LAST week Hong Kong’s Chief Executive Leung Chun-ying announced that Hong Kong was contemplating the possibility of reducing the number of mainland Chinese visitors to the territory by 20 per cent. The proposal, which he later emphasised was only one option among many to deal with an increasingly crowded Hong Kong, comes at a sensitive time.

Tensions between locals and mainland visitors — 40 million of them in 2013 — have been rising, manifesting themselves in bitter online battles, name-calling, and a sense that almost two decades since China resumed rule of Hong Kong, the gulf between them is widening.

This is not how it was supposed to be. When China reclaimed Hong Kong in 1997, mainland leaders naively hoped that commerce and people-to-people exchanges would smooth over any cultural or political frictions.

However, ever-increasing cross-border traffic has had quite the opposite effect, as Bloomberg News noted on Wednesday: “Public discontent over mainland visitors’ purchases of homes, designer handbags and daily necessities prompted street protests in Hong Kong this year that demanded the government limit arrivals.”

In February, two of Hong Kong’s democratic-leaning political parties proposed imposing arrival taxes on incoming non-Hong Kong visitors. The scheme, which would have had almost no impact on tour groups, wealthy Chinese, or the problem of overcrowding, went nowhere.

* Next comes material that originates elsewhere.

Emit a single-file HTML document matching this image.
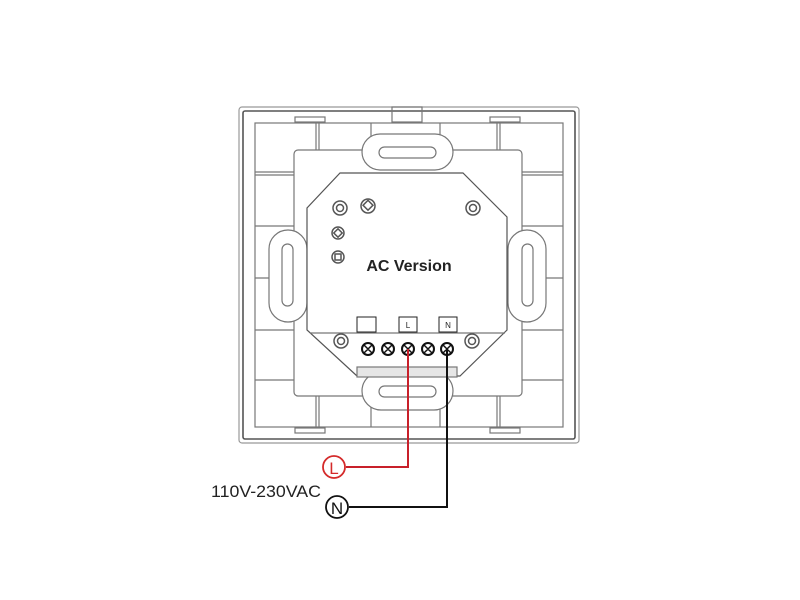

Meanwhile, all through the spring, relations between mainland Chinese and Hong Kong’s locals became increasingly tense (especially online), finally boiling over in a heated cross-border debate over an online video that showed a mainland couple allowing their toddler to urinate in a Hong Kong street. To outsiders, the debate might have seemed ludicrous.

But for many locals the video affirmed a widely held belief that mainlanders are uncouth yokels destroying Hong Kong’s unique culture; for Chinese, the reaction symbolised an arrogant Hong Kong populace unwilling to accept the fact that its smug city-state, in fact, now belongs to China.

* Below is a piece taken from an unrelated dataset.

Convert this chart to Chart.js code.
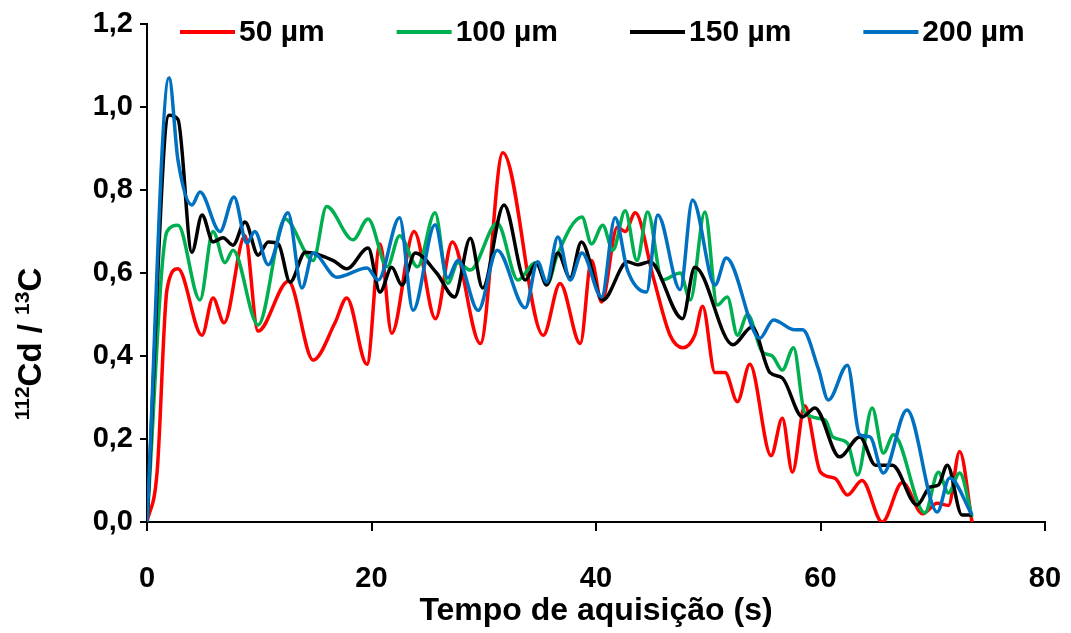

The immediate effect was to impress upon mainlanders how unwelcome they are in Hong Kong, and during last month’s national May Day holiday, the numbers of incoming Chinese tourists dropped for the first time in nine years.

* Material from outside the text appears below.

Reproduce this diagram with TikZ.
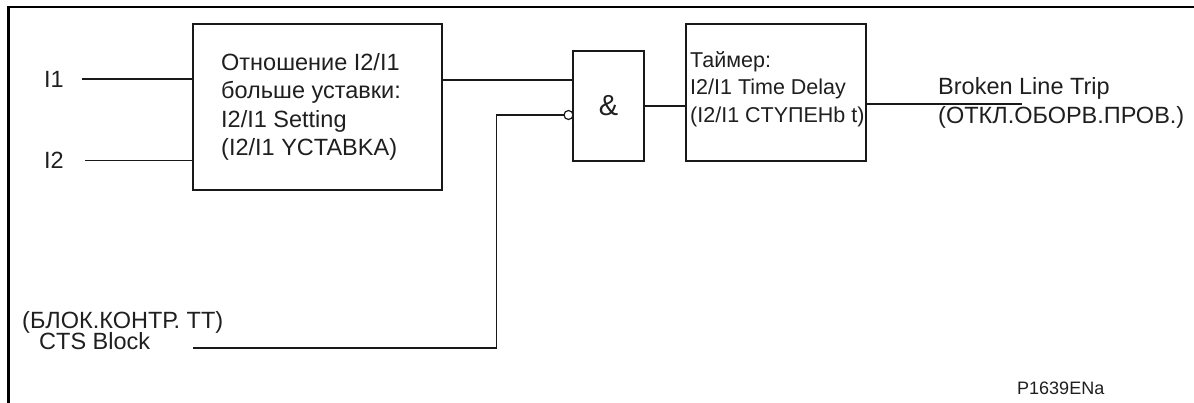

Leung Chun-ying didn’t allude to these problems when floating his proposal earlier this week. Instead, the visa debate has focused almost entirely on its economic impact. According to Goldman Sachs, Chinese tourists spent $28 billion in Hong Kong last year, with several major luxury malls attributing as much as half of their sales to the visitors. A 20 per cent reduction in individual visas, Goldman Sachs projects, could result in trimming the city’s retail sales by 3 to 5 per cent.

But as important as the economics of the proposal are, the politics might even be more so, especially as they portend how the residents of Taiwan — viewed by Beijing as a renegade province — may react to ever-growing levels of Chinese tourism and commerce. The signs aren’t encouraging: In May, young Taiwanese staged massive protests against the possibility of increased Chinese investment in the island’s economy. For now, at least, the very factors that seem to be alienating Hong Kong are turning off a generation of young Taiwanese as well.

So far, there’s been no official response from Beijing to Leung’s trial balloon. But the fact that the chief executive — a member in good standing of Hong Kong’s pro-Beijing elite — even floated the insulting proposal suggests that the Chinese leadership recognises there’s a problem, and is willing to trust its designated local leadership to solve it.

Remaining silent on the matter so as not to be viewed as meddling in the city’s affairs is probably wise. But visa restrictions are a short-term solution. In the long run, leaders in Beijing will have to reflect more seriously on why ethnic Chinese regions with deep ties to the mainland still reject the mainland’s embrace. Unfortunately, that’s a discussion authorities aren’t yet willing to have.